Required work:
Leave out all pictures and return, exactly as written, the lines from the line containing "Convert this chart to matplotlib code." to the line containing "plt.rcParams['font.family'] = ['Lato', 'DejaVu", both ends kept.

Data extract:
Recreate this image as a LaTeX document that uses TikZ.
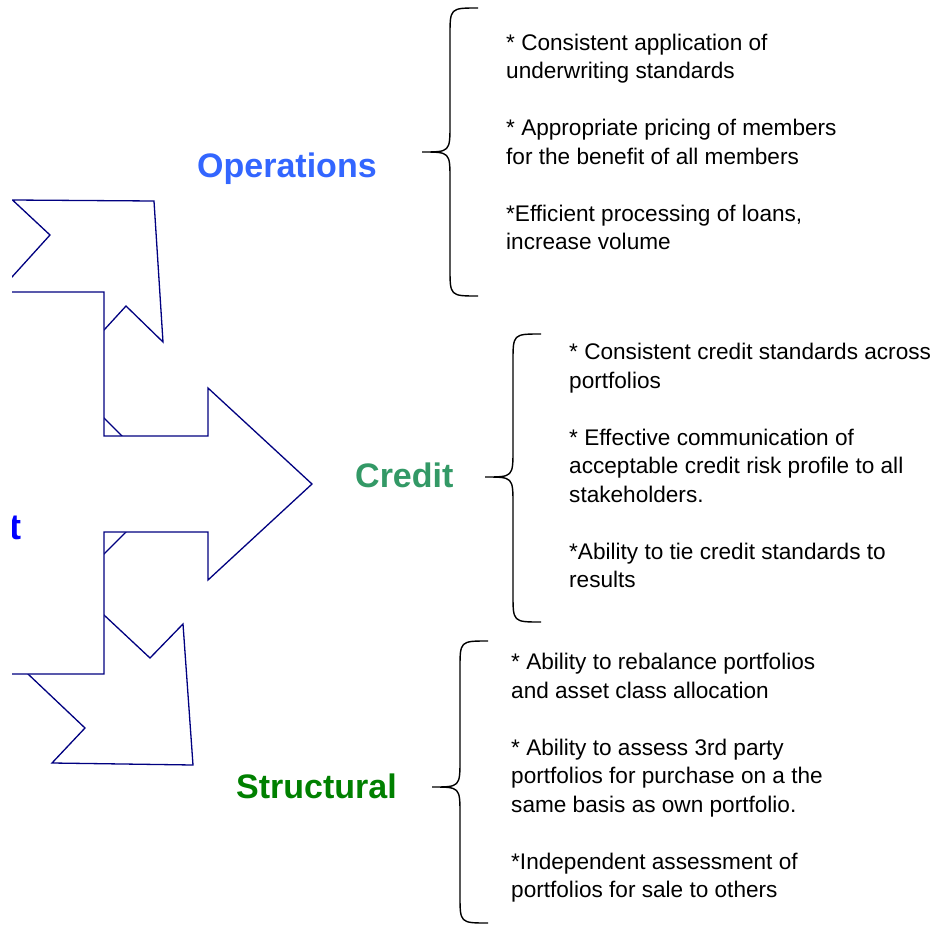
\documentclass[tikz,border=0pt]{standalone}
\usepackage{fontspec}
\setmainfont{Liberation Sans}
\definecolor{arrowline}{HTML}{000080}
\definecolor{opsblue}{HTML}{3366FF}
\definecolor{creditgreen}{HTML}{339966}
\definecolor{structgreen}{HTML}{008000}
\definecolor{hubblue}{HTML}{0000FF}
\tikzset{
    outline/.style={draw=arrowline, line width=1.3pt, fill=white},
    heading/.style={anchor=base west, inner sep=0pt, font=\fontsize{34}{40}\selectfont\bfseries},
    itemtext/.style={anchor=base west, align=left, inner sep=0pt, font=\fontsize{22.6}{28.5}\selectfont},
    curly/.style={line width=1.4pt, black}
}
\begin{document}
\begin{tikzpicture}[x=1pt, y=-1pt]
        \useasboundingbox (0,0) rectangle (935,926);
        \begin{scope}
            \clip (12,0) rectangle (935,926);
            % ---- hub behind the arrows ----
            \draw[outline] (172,486) -- (-28,286) -- (-228,486) -- (-28,686) -- cycle;
            % ---- arrow to the upper right ----
            \draw[outline] (154,201) -- (163,342) -- (126,306) -- (40,400)
                -- (-36,330) -- (50,235) -- (12.5,200) -- cycle;
            % ---- arrow to the lower right ----
            \draw[outline] (193,765) -- (52,763) -- (85,728) -- (-48,602)
                -- (16,533) -- (104,615) -- (150,658) -- (183,624) -- cycle;
            % ---- arrow to the right ----
            \draw[outline] (-10,292) -- (104,292) -- (104,436) -- (208,436) -- (208,388)
                -- (312,484) -- (208,580) -- (208,532) -- (104,532) -- (104,674) -- (-10,674) -- cycle;
            % ---- hub title, cut at the edge ----
            \node[heading, font=\fontsize{36}{40}\selectfont\bfseries, text=hubblue, anchor=base east] (hub) at (22,539) {t};
        \end{scope}
        % ---- headings ----
        \node[heading, text=opsblue] (ops) at (197,177) {Operations};
        \node[heading, text=creditgreen] (credit) at (355,487) {Credit};
        \node[heading, text=structgreen] (structural) at (236,798) {Structural};
        % ---- braces ----
        \foreach \bx/\btop/\btip/\bbot in {450/8/152/296, 513/334/477/622, 460/641/787/923} {
            \draw[curly] (\bx+28,\btop) .. controls (\bx,\btop) .. (\bx,\btop+28)
                -- (\bx,\btip-28) .. controls (\bx,\btip) .. (\bx-28,\btip)
                .. controls (\bx,\btip) .. (\bx,\btip+28)
                -- (\bx,\bbot-28) .. controls (\bx,\bbot) .. (\bx+28,\bbot);
        }
        % ---- bullet lists (anchored at the last line) ----
        \node[itemtext] (opsitems) at (506,249.5) {* Consistent application of\\
            underwriting standards\\[28.5pt]
            * Appropriate pricing of members\\
            for the benefit of all members\\[28.5pt]
            *Efficient processing of loans,\\
            increase volume};
        \node[itemtext] (credititems) at (569,587.5) {* Consistent credit standards across\\
            portfolios\\[28.5pt]
            * Effective communication of\\
            acceptable credit risk profile to all\\
            stakeholders.\\[28.5pt]
            *Ability to tie credit standards to\\
            results};
        \node[itemtext] (structitems) at (511,897.5) {* Ability to rebalance portfolios\\
            and asset class allocation\\[28.5pt]
            * Ability to assess 3rd party\\
            portfolios for purchase on a the\\
            same basis as own portfolio.\\[28.5pt]
            *Independent assessment of\\
            portfolios for sale to others};
    \end{tikzpicture}
\end{document}
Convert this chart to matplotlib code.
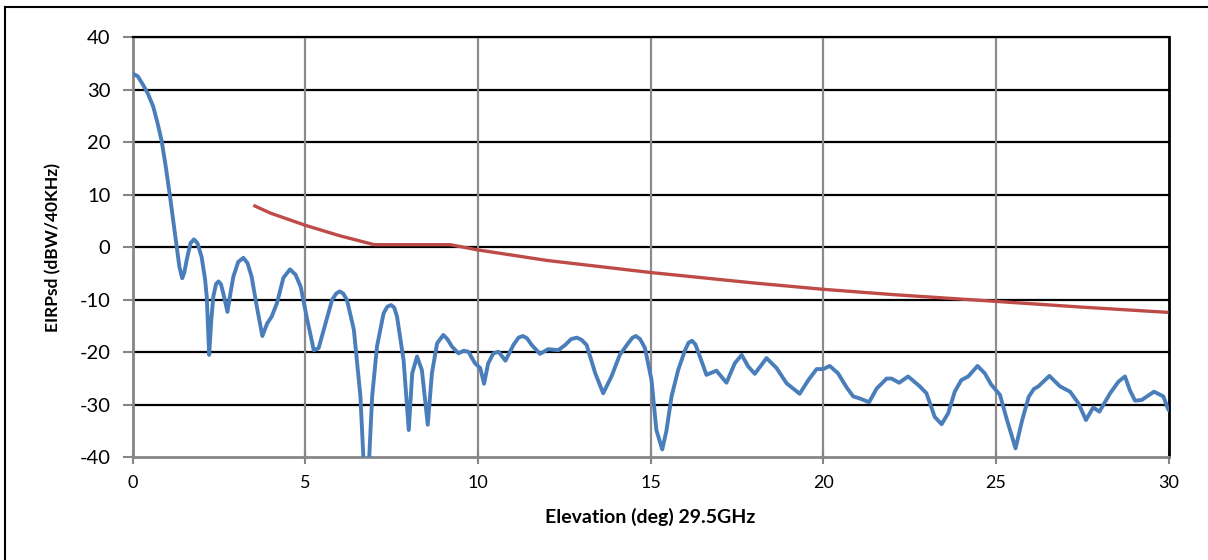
import matplotlib
matplotlib.use("Agg")
import matplotlib.pyplot as plt
from matplotlib.lines import Line2D

plt.rcParams['font.family'] = ['Lato', 'DejaVu Sans']

# Measured EIRP spectral density (blue)
elev = [0, 0.15, 0.31, 0.45, 0.6, 0.72, 0.84, 0.96, 1.08, 1.18, 1.28, 1.36, 1.44, 1.5, 1.57,
        1.68, 1.78, 1.88, 2.0, 2.1, 2.15, 2.22, 2.28, 2.34, 2.42, 2.49, 2.56,
        2.63, 2.75, 2.83, 2.92, 3.06, 3.21, 3.33, 3.45, 3.6, 3.76, 3.9, 4.03, 4.18, 4.37, 4.56,
        4.72, 4.87, 5.06, 5.25, 5.39,
        5.59, 5.78, 5.9, 6.0, 6.1, 6.21, 6.41, 6.6, 6.7, 6.84, 6.94, 7.08, 7.27, 7.38, 7.49, 7.58,
        7.66, 7.85, 8.0, 8.1, 8.24, 8.38, 8.55, 8.67, 8.82, 9.0, 9.12, 9.25, 9.44, 9.59, 9.73,
        9.83, 9.92, 10.07, 10.18, 10.3, 10.45, 10.6, 10.8, 11.03, 11.18, 11.3, 11.42, 11.56, 11.8,
        12.04, 12.33, 12.53, 12.7, 12.86, 13.0, 13.15, 13.4, 13.63, 13.87, 14.11, 14.35, 14.48,
        14.58, 14.7, 14.84, 15.03, 15.17, 15.34, 15.46, 15.61, 15.8, 16.0, 16.1, 16.2, 16.3,
        16.38, 16.62, 16.91, 17.2, 17.44, 17.64, 17.83, 18.02, 18.36, 18.65, 18.94, 19.32,
        19.57, 19.81, 20.0, 20.19, 20.43, 20.68, 20.87, 21.06, 21.33, 21.55, 21.84, 21.98,
        22.2, 22.46, 22.8, 22.99, 23.23, 23.43, 23.62, 23.81, 24.0, 24.2, 24.47, 24.68, 24.87,
        25.12, 25.31, 25.57, 25.76, 25.95, 26.1, 26.23, 26.55, 26.86, 27.15, 27.39, 27.61,
        27.82, 28.0, 28.31, 28.55, 28.74, 28.88, 29.03, 29.22, 29.58, 29.85, 30.0]
eirp = [33.1, 32.6, 30.9, 29.2, 26.8, 23.8, 20.4, 15.5, 10.0, 5.0, 0.1, -3.8, -5.9, -4.8, -2.4,
        0.8, 1.5, 0.8, -1.8, -6.0, -9.4, -20.5, -14.0, -9.4, -7.0, -6.5, -7.0,
        -8.8, -12.3, -9.0, -5.6, -2.8, -2.0, -3.0, -5.6, -11.3, -16.9, -14.5, -13.2, -10.7, -5.8, -4.2,
        -5.2, -7.5, -13.8, -19.6, -19.2,
        -14.5, -10.0, -8.8, -8.4, -8.8, -10.0, -15.7, -28.4, -42.0, -42.0, -28.4, -18.9, -12.6, -11.3, -11.0, -11.5,
        -13.2, -21.5, -34.8, -24.0, -20.8, -23.4, -33.8, -24.0, -18.3, -16.7, -17.5, -18.9, -20.2, -19.7, -19.9,
        -21.1, -22.1, -23.0, -26.0, -22.1, -20.2, -19.9, -21.6, -18.6, -17.2, -16.9, -17.3, -18.6, -20.3,
        -19.4, -19.6, -18.6, -17.5, -17.2, -17.6, -18.6, -24.0, -27.8, -24.6, -20.5, -18.3, -17.2,
        -16.9, -17.5, -19.2, -25.3, -34.8, -38.5, -35.0, -28.4, -23.4, -19.6, -18.2, -17.8, -18.5,
        -19.9, -24.3, -23.5, -25.8, -22.1, -20.5, -22.7, -24.1, -21.1, -23.0, -25.9, -27.9,
        -25.3, -23.2, -23.2, -22.6, -24.0, -26.7, -28.4, -28.8, -29.5, -26.9, -25.0, -25.0,
        -25.8, -24.6, -26.5, -27.8, -32.3, -33.7, -31.6, -27.5, -25.3, -24.6, -22.6, -24.0, -26.2,
        -28.1, -32.6, -38.3, -33.0, -28.5, -27.0, -26.5, -24.5, -26.5, -27.5, -29.7, -32.9,
        -30.5, -31.3, -27.8, -25.6, -24.6, -27.2, -29.2, -29.1, -27.5, -28.4, -31.0]

# Regulatory mask (red)
mask_elev = [3.5, 4.0, 5.0, 6.0, 7.0, 9.2, 10.0, 12.0, 15.0, 18.0, 20.0, 22.0, 25.0, 27.5, 30.0]
mask_eirp = [8.0, 6.5, 4.2, 2.2, 0.5, 0.5, -0.5, -2.5, -4.8, -6.8, -8.0, -9.0, -10.3, -11.4, -12.4]

x_ticks = [0, 5, 10, 15, 20, 25, 30]
y_ticks = [-40, -30, -20, -10, 0, 10, 20, 30, 40]

W, H = 1208, 560
fig = plt.figure(figsize=(W / 100, H / 100), dpi=100)
fig.patch.set_facecolor('white')
ax = fig.add_axes([132.5 / W, (H - 457.3) / H, 1036 / W, 420 / H])

ax.set_xlim(0, 30)
ax.set_ylim(-40, 40)

# grid
for yv in y_ticks[1:]:
    ax.axhline(yv, color='black', lw=1.6, zorder=1)
for xv in x_ticks[1:-1]:
    ax.axvline(xv, color='#8c8c8c', lw=1.6, zorder=1)

ax.plot(elev, eirp, color='#4a7ebb', lw=2.8, solid_joinstyle='round',
        solid_capstyle='round', zorder=3)
ax.plot(mask_elev, mask_eirp, color='#be4b48', lw=2.4, solid_capstyle='butt', zorder=3)

for side in ['left', 'bottom']:
    ax.spines[side].set_color('#868686')
    ax.spines[side].set_linewidth(2.0)
ax.spines['right'].set_color('black')
ax.spines['right'].set_linewidth(2.0)
ax.spines['top'].set_color('black')
ax.spines['top'].set_linewidth(1.6)

ax.set_xticks(x_ticks)
ax.set_yticks(y_ticks)
ax.set_xticklabels([str(v) for v in x_ticks])
ax.set_yticklabels([str(v) for v in y_ticks])
ax.tick_params(axis='y', direction='out', length=7, width=1.5, color='#868686',
               labelsize=14.5, pad=9, labelcolor='black')
ax.tick_params(axis='x', direction='inout', length=10, width=1.5, color='#868686',
               labelsize=13, pad=8, labelcolor='black')

ax.set_xlabel('Elevation (deg) 29.5GHz', fontsize=14, fontweight='bold', labelpad=12)
ax.set_ylabel('EIRPsd (dBW/40KHz)', fontsize=12.5, fontweight='bold', labelpad=13)

# outer chart border (left and top visible)
fig.add_artist(Line2D([5 / W, 5 / W], [0, 1 - 7 / H], transform=fig.transFigure,
                      color='black', lw=1.5))
fig.add_artist(Line2D([5 / W, 1], [1 - 7 / H, 1 - 7 / H], transform=fig.transFigure,
                      color='black', lw=1.5))

fig.savefig('out.png', dpi=100, facecolor='white')
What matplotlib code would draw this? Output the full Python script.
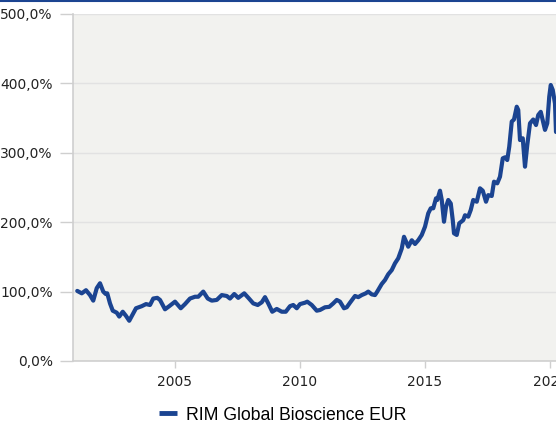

Answer for this exercise:
Convert this chart to matplotlib code.
import matplotlib
matplotlib.use("Agg")
import matplotlib.pyplot as plt
from matplotlib.lines import Line2D

plt.rcParams['font.family'] = ['Lato', 'DejaVu Sans']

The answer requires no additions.